Merz’s musical background includes everything from classical jazz to heavy metal. He even admits to being in a glam band at one time, playing Poison covers.
“This kind of stuff is what I love, though,” Merz said. “This is my dream band.”
“We all come from pretty diverse listening histories,” Kolbe added. “I would say my background is more folk. Jim is a Dead head and Rob’s a Phish guy.”
Kolbe listed Joni Mitchell and Natalie Merchant as major influences.
“I usually describe us a mixture between The Why Store, Judybats and 10,000 Maniacs,” Merz said. “That’s a good mesh of what we are.”
The two joked about Cityview’s description of them as a not very genre specific band.
“Contemporary folk, pop alternative sound, with an … I don’t remember …,” Merz said as Kolbe attempted to provide assistance. “It’s cool though, that they can’t really pin us down.”
As Chicago natives, one of the first things Merz and Brennen wanted to do was head back and play that circuit. On their first trip, Good Things played mostly open mic shows and coffee shops but moved into larger clubs by the second.
“We played some pretty interesting places,” Merz said. “We walked into one and there were people with nose rings and purple hair. They asked us to do an encore so that was cool.
“There’s always a bar to play at in Chicago. I mean there’s 500 of them and there’s always people in every bar. So you’re guaranteed to get 100 or 200 people at every show.”
Although they were a little down on Des Moines venues, Kolbe and Merz had great things to say about Ames.
“The place to play in Iowa is People’s,” Kolbe said.
Merz said the most exciting thing is seeing the audience’s reaction as Good Things improve each show. “It’s fun to see it in their face,” he said.
“Tom (Zmolek) said once in their staff meeting that he was like ‘yeah we have Good Things coming and the strange thing is they’re good now.'”
Good Things have found success outside of Ames as well, particularly at Gunnerz in Iowa City. They played there for the first time after the Iowa vs. Iowa State game.
“It was like us and two reggae bands so it was a really strange neo-hippe crowd,” Merz said.
The biggest goal for Good Things now is to get their debut CD out by the end of November.

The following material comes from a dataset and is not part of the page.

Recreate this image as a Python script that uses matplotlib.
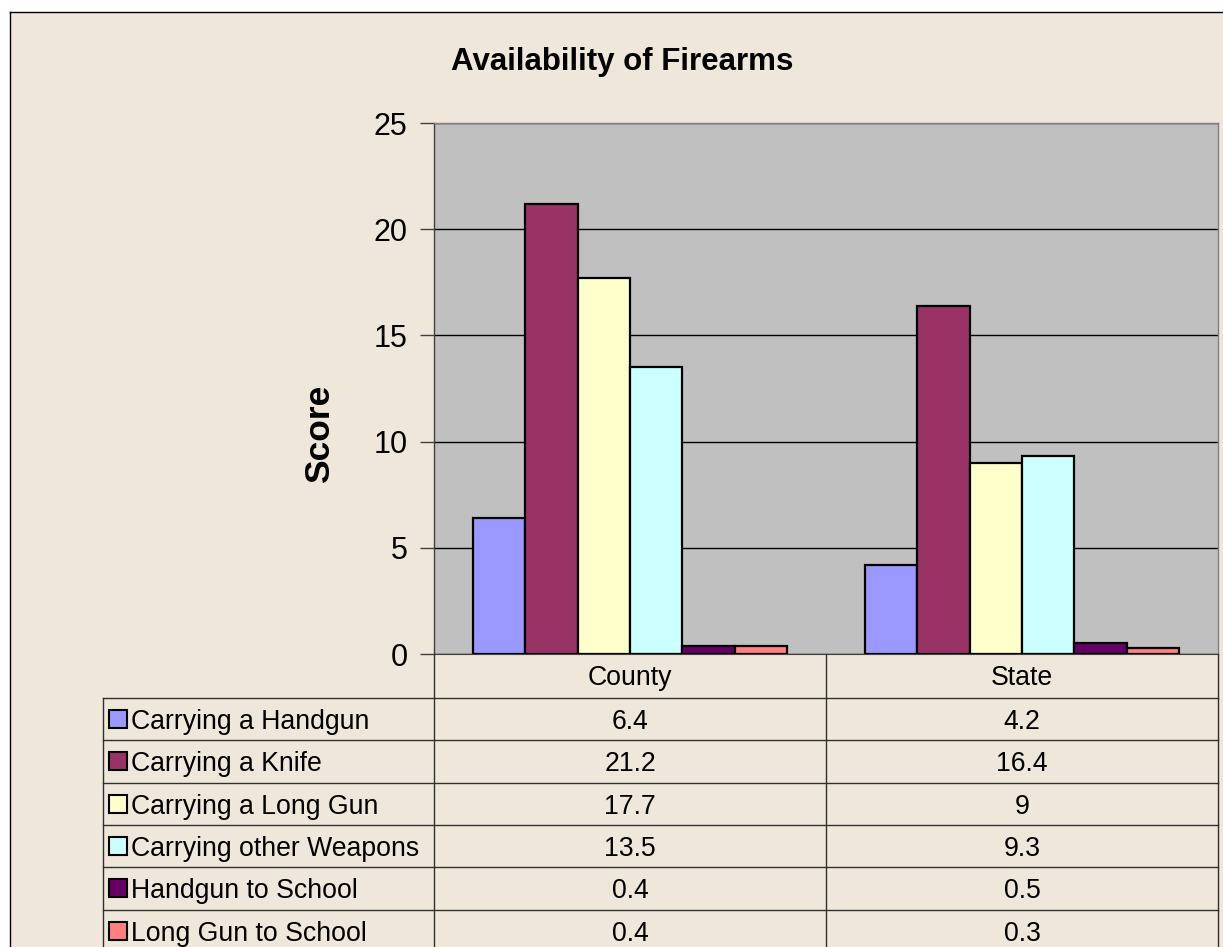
import matplotlib.pyplot as plt
from matplotlib.patches import Rectangle
from matplotlib.lines import Line2D

plt.rcParams['font.family'] = ['Liberation Sans', 'DejaVu Sans']

categories = ["County", "State"]
series_names = [
    "Carrying a Handgun",
    "Carrying a Knife",
    "Carrying a Long Gun",
    "Carrying other Weapons",
    "Handgun to School",
    "Long Gun to School",
]
county_values = [6.4, 21.2, 17.7, 13.5, 0.4, 0.4]
state_values = [4.2, 16.4, 9, 9.3, 0.5, 0.3]
value_labels = [["6.4", "4.2"], ["21.2", "16.4"], ["17.7", "9"],
                ["13.5", "9.3"], ["0.4", "0.5"], ["0.4", "0.3"]]
y_ticks = [0, 5, 10, 15, 20, 25]

colors = ["#9999FF", "#993366", "#FFFFCC", "#CCFFFF", "#660066", "#FF8080"]
BG = "#EFE7DA"
W, H = 1223, 947


def fx(px):
    return px / W


def fy(py):
    return 1 - py / H


fig = plt.figure(figsize=(W / 100, H / 100), dpi=100, facecolor="white")

# fond du graphique avec bordure gauche/haut
fig.add_artist(Rectangle((fx(10), 0), 1, fy(13), transform=fig.transFigure,
                         facecolor=BG, edgecolor="none", zorder=0))
fig.add_artist(Line2D([fx(9.5), fx(9.5)], [0, fy(12.5)], transform=fig.transFigure,
                      color="black", lw=1))
fig.add_artist(Line2D([fx(9.5), 1], [fy(12.5), fy(12.5)], transform=fig.transFigure,
                      color="black", lw=1))

left, right, top, bottom = 434, 1218, 123, 654
ax = fig.add_axes([fx(left), fy(bottom), fx(right) - fx(left), fy(top) - fy(bottom)])
ax.set_facecolor("#C0C0C0")

n = len(series_names)
bw = 1 / (n + 1.5)
data = [county_values, state_values]
for i in range(n):
    xs = [c + 0.5 + (i - (n - 1) / 2) * bw for c in range(len(categories))]
    hs = [data[c][i] for c in range(len(categories))]
    ax.bar(xs, hs, width=bw, color=colors[i], edgecolor="black", linewidth=1.6, zorder=3)

ax.set_xlim(0, len(categories))
ax.set_ylim(0, 25)
ax.set_yticks(y_ticks)
ax.set_yticklabels([str(t) for t in y_ticks], fontsize=22)
ax.tick_params(axis="y", direction="out", length=10, width=1, color="#404040", pad=9)
ax.set_xticks([])
ax.yaxis.grid(True, color="black", linewidth=1, zorder=1)
ax.set_axisbelow(True)
for s in ["top", "right"]:
    ax.spines[s].set_color("#808080")
    ax.spines[s].set_linewidth(1)
ax.spines["left"].set_color("#404040")
ax.spines["bottom"].set_color("#404040")
ax.spines["left"].set_linewidth(1)

# titre et axe y
fig.text(fx(622), fy(70), "Availability of Firearms", ha="center", va="baseline",
         fontsize=22.5, fontweight="bold")
fig.text(fx(320), fy(434), "Score", ha="center", va="center", rotation=90,
         fontsize=25.5, fontweight="bold")

# tableau de données
row_top = 698
row_h = 42.3
col_edges = [left, (left + right) / 2, right]
line_col = "#303030"
fs_table = 19.2
dy = 3  # décalage vertical du texte


def hline(x0, x1, y):
    fig.add_artist(Line2D([fx(x0), fx(x1)], [fy(y), fy(y)], transform=fig.transFigure,
                          color=line_col, lw=1))


def vline(x, y0, y1):
    fig.add_artist(Line2D([fx(x), fx(x)], [fy(y0), fy(y1)], transform=fig.transFigure,
                          color=line_col, lw=1))


for c, name in enumerate(categories):
    cx = (col_edges[c] + col_edges[c + 1]) / 2
    fig.text(fx(cx), fy((bottom + row_top) / 2 + 2), name, ha="center", va="center",
             fontsize=fs_table)

hline(103, right, row_top)
for i in range(1, n + 1):
    hline(103, right, row_top + i * row_h)
vline(103, row_top, H)
for x in col_edges:
    vline(x, bottom, H)

for i in range(n):
    cy = row_top + (i + 0.5) * row_h
    fig.add_artist(Rectangle((fx(109), fy(cy + 9)), fx(18), 18 / H, transform=fig.transFigure,
                             facecolor=colors[i], edgecolor="black", lw=1.5))
    fig.text(fx(131), fy(cy + dy), series_names[i], ha="left", va="center", fontsize=fs_table)
    for c in range(len(categories)):
        cx = (col_edges[c] + col_edges[c + 1]) / 2
        fig.text(fx(cx), fy(cy + dy), value_labels[i][c], ha="center", va="center",
                 fontsize=fs_table)

fig.savefig("out.png", dpi=100, facecolor=fig.get_facecolor())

Unlike most local bands, they have been recording the disc in Ames rather than out of town. Iowa State music professor Jeff Vallier is producing the record.
According to Merz, Vallier has a brother who is a big time producer and he “knows what he’s doing.”
“I think you’re gonna be real surprised with our CD,” Kolbe said. “We’re doing a lot of things differently. There’s a violin player. Ames elementary kids are coming in to sing a song I wrote about attention deficit.”
According to Merz, the band has spent a of couple months working on the CD every night, focusing on taking their time.
“We’re gonna try to make it so when you go see our show, you don’t hear the same thing on the CD,” he said.
Kolbe is looking forward to the CD as a chance for her lyrics to be heard without distractions.
“I write a lot of poetry and then Rob or Jim will come up with a riff,” she said about their writing process. “Then we’ll all sit down and work out the song.”
Although Kolbe described their relationship as “getting along really well,” Merz said there is one big difference.
“All of our ages,” he said. “Like Chad and Jim are 24 and I’m 20 and she’s 22, so it’s just a big age difference. We’re pretty close.”
So close in fact, they even share a common dream.
“We always joke about ‘Oh Dave called, tell him will be out there in New York next week,'” Merz said about someday being on David Letterman.
But whatever happens in the next few months, one thing will stay the same. They’re not going to let Paul play with them.